Not to break up the mindless trolling, but as a comment on the actual article at hand:

FOX News can host an official Democratic debate just as soon as, and not before, Air America is made official host of a Republican debate, or something similar. Not before.

Until then, a 3rd-grader could figure out that an acknowledged outlet for Republican propaganda and fake news is not the logical host for debates among Democratic candidates.

This is not, of course, a matter of "censorship"; someone apparently needs to look up the definition of the word if they think that this matter has ANY resemblance to censorship.

Censorship, after all, requires that some speech be actually censored. No such thing is occurring here.

Friday, April 6, 2007 09:03 AM

Bud = Nonsense

The DNC wants to marginalize a recognized news agency. This is the first step in censorship that will get worse if they are allowed full control of the government.

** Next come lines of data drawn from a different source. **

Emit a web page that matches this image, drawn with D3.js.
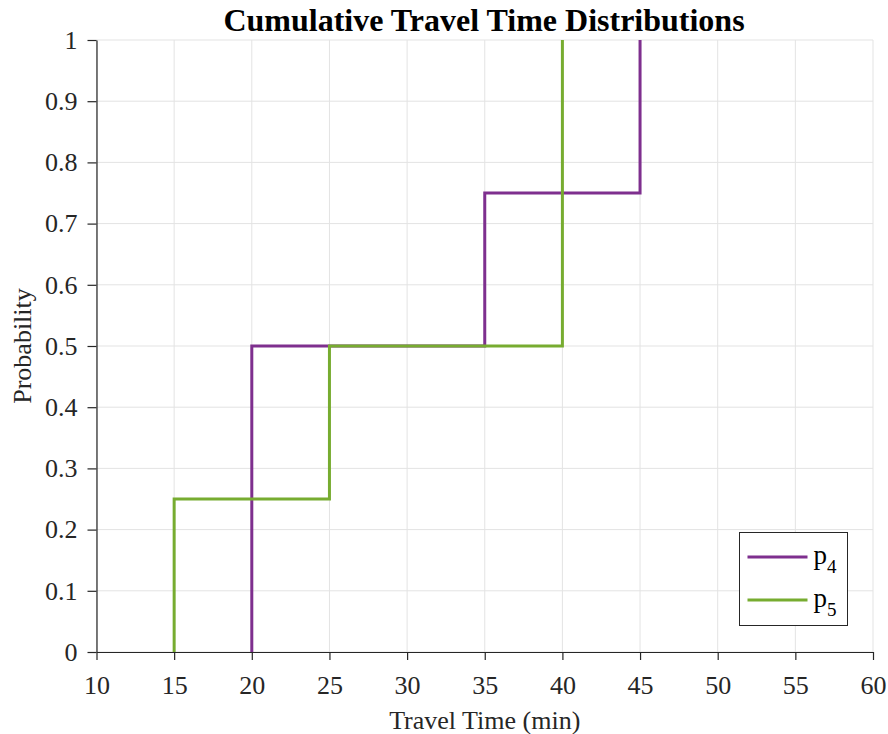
<!DOCTYPE html>
<html>
<head>
<meta charset="utf-8">
<script src="https://cdn.jsdelivr.net/npm/d3@7"></script>
<style>
  html, body { margin: 0; padding: 0; background: #fff; }
  text { font-family: "Liberation Serif", "Times New Roman", serif; }
</style>
</head>
<body>
<div id="chart"></div>
<script>
// 数据
const p4Times = [20, 20, 35, 35, 45, 45];
const p4Probs = [0, 0.5, 0.5, 0.75, 0.75, 1];
const p5Times = [15, 15, 25, 25, 40, 40];
const p5Probs = [0, 0.25, 0.25, 0.5, 0.5, 1];
const seriesNames = ["4", "5"];
const xTicks = [10, 15, 20, 25, 30, 35, 40, 45, 50, 55, 60];
const yTicks = [0, 0.1, 0.2, 0.3, 0.4, 0.5, 0.6, 0.7, 0.8, 0.9, 1];

const width = 888, height = 734;
const margin = { top: 40, right: 15, bottom: 82, left: 96.5 };

const svg = d3.select("#chart")
    .append("svg")
    .attr("width", width)
    .attr("height", height);

const x = d3.scaleLinear().domain([10, 60]).range([margin.left, width - margin.right]);
const y = d3.scaleLinear().domain([0, 1]).range([height - margin.bottom, margin.top]);

// 网格线
const grid = svg.append("g").attr("stroke", "#e3e3e3").attr("stroke-width", 1);
grid.selectAll(".gx").data(xTicks).enter().append("line")
    .attr("x1", d => x(d)).attr("x2", d => x(d))
    .attr("y1", y(0)).attr("y2", y(1));
grid.selectAll(".gy").data(yTicks).enter().append("line")
    .attr("x1", x(10)).attr("x2", x(60))
    .attr("y1", d => y(d)).attr("y2", d => y(d));

// 阶梯线
const line = d3.line().x(d => x(d[0])).y(d => y(d[1]));
const series = [
    { name: seriesNames[0], color: "#7E2F8E", pts: d3.zip(p4Times, p4Probs) },
    { name: seriesNames[1], color: "#77AC30", pts: d3.zip(p5Times, p5Probs) }
];
svg.selectAll(".series").data(series).enter().append("path")
    .attr("fill", "none")
    .attr("stroke", d => d.color)
    .attr("stroke-width", 3)
    .attr("d", d => line(d.pts));

// 坐标轴
const xAxis = svg.append("g")
    .attr("transform", `translate(0,${y(0)})`)
    .call(d3.axisBottom(x).tickValues(xTicks).tickSize(8).tickSizeOuter(0).tickPadding(16));
const yAxis = svg.append("g")
    .attr("transform", `translate(${x(10)},0)`)
    .call(d3.axisLeft(y).tickValues(yTicks).tickSize(9).tickSizeOuter(0).tickPadding(10)
        .tickFormat(d => d3.format("")(d)));
[xAxis, yAxis].forEach(a => {
    a.select(".domain").attr("stroke", "#262626").attr("stroke-width", 1.2);
    a.selectAll(".tick line").attr("stroke", "#262626").attr("stroke-width", 1.2);
    a.selectAll(".tick text")
        .attr("fill", "#262626")
        .style("font-family", '"Liberation Serif", serif')
        .style("font-size", "26px");
});

// 标题和轴标签
svg.append("text")
    .attr("x", 484)
    .attr("y", 31)
    .attr("text-anchor", "middle")
    .attr("font-weight", "bold")
    .attr("font-size", "32px")
    .attr("fill", "#000")
    .text("Cumulative Travel Time Distributions");

svg.append("text")
    .attr("x", (x(10) + x(60)) / 2)
    .attr("y", 729)
    .attr("text-anchor", "middle")
    .attr("font-size", "26px")
    .attr("fill", "#262626")
    .text("Travel Time (min)");

svg.append("text")
    .attr("transform", `translate(31,${(y(0) + y(1)) / 2}) rotate(-90)`)
    .attr("text-anchor", "middle")
    .attr("font-size", "26px")
    .attr("fill", "#262626")
    .text("Probability");

// 图例
const legend = svg.append("g").attr("transform", "translate(739.5,532.5)");
legend.append("rect")
    .attr("width", 108).attr("height", 93)
    .attr("fill", "#fff").attr("stroke", "#262626").attr("stroke-width", 1);
const items = legend.selectAll(".item").data(series).enter().append("g")
    .attr("transform", (d, i) => `translate(0,${24.5 + i * 43})`);
items.append("line")
    .attr("x1", 8).attr("x2", 68)
    .attr("stroke", d => d.color).attr("stroke-width", 3);
const lt = items.append("text")
    .attr("x", 74).attr("y", 7)
    .attr("font-size", "27px")
    .attr("fill", "#000");
lt.append("tspan").text("p");
lt.append("tspan").attr("dy", 9).attr("font-size", "19px").text(d => d.name);
</script>
</body>
</html>
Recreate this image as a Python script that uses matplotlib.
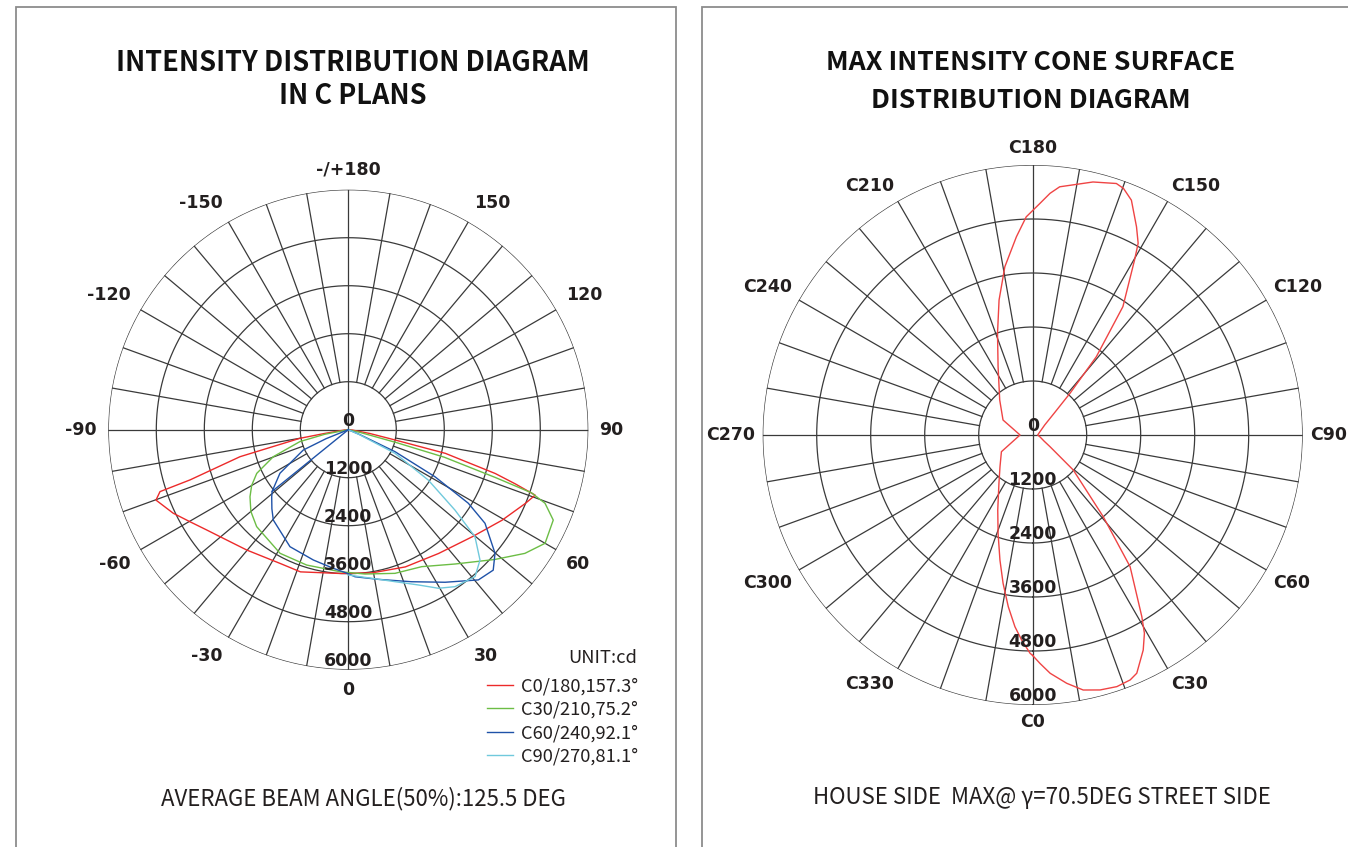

Air America is comparable to Ruch Limbaugh not Fox.

You guys just can't handle having a news source that isn't controlled by the big three networks and that doesn't parrot the views of the dem party.

Monday, April 9, 2007 11:18 AM

I just don't get Fox

It's pretty obvious to everyone that Fox has a slant. The deaf and blind know they have a slant. Yes, CNN recently added that conservative nut job, I mean pundit, to Headline News, but c'mon, Fox has a whole lineup of them. I just don't understand why they don't embrace it. Why do they keep trying to pretend they're a traditional news source?

I'm not-- right at this moment, anyway-- trashing* Fox. I'm thinking of the practical side of branding. They are providing a service to a certain segment of the population who wants to see the news told to them in the context in which they see the world.

And there isn't anything wrong with that, as far as I can tell; that's the free market system at its best. Give the people what they want. Do it well and they will buy it. Keep doing it and they will keep coming back. What's wrong with that? I don't understand why they don't just openly embrace their mission and their audience.

As for whether this compares to Air America or conservative radio-- both. The news bulletins they do at the top of the hour compare to the news division at Fox. This news is filtered through a particular context, and that's OK with me, because I know what I'm getting, just like I can anticipate how the War Room folks will come down on an issue. The punditry is an obvious match to conservative radio because it's apples and apples. The punditry also matches with the op-ed-style shows like O'Reilly and Hannity.

But Air America embraces its identity. My local station has a tagline that says, "Where the Left is right and the Right is wrong." I mean, my goodness! I think that's going a bit far, to say that's your mission statement, rather than, "Let's look at what the Right is doing/saying and see if they're wrong" (which admittedly is sucky branding). My point is, I can shake my head at that branding, but at least they're flat-out telling me who they are.

I just don't understand why Fox doesn't want to embrace what it is. The only thing I can think of is that they already had the self-admitted Righties on talk radio and whatnot and what they wished they had was a legitimate news source they could point to that would be telling the news in their context. (For example, Hannity might have wished that he could back up a particular point by citing a news source, only he couldn't find one that would tell the news his way, so they created that for him.) If that is the case, then I guess it would be critical to maintain the illusion that Fox is "real news". But I think that ship has sailed, don't you? Don't they? They'd garner more respect if they just said, "Fox News: Where we're Right and you Suck Eggs" like Air America does.

It's really no secret that people like hearing the news in their own context, and there is a market for that, and Fox is the product, what is shameful* about that?

[*OK, yes, yes, Fox is often shameful. You won't catch me again giving them this much slack, because yes, their "contextual news" is damaging to our country, especially when it's the only news Darth Cheney listens to. But I'm really just trying to talk branding here without making those kind of judgement calls for this post.]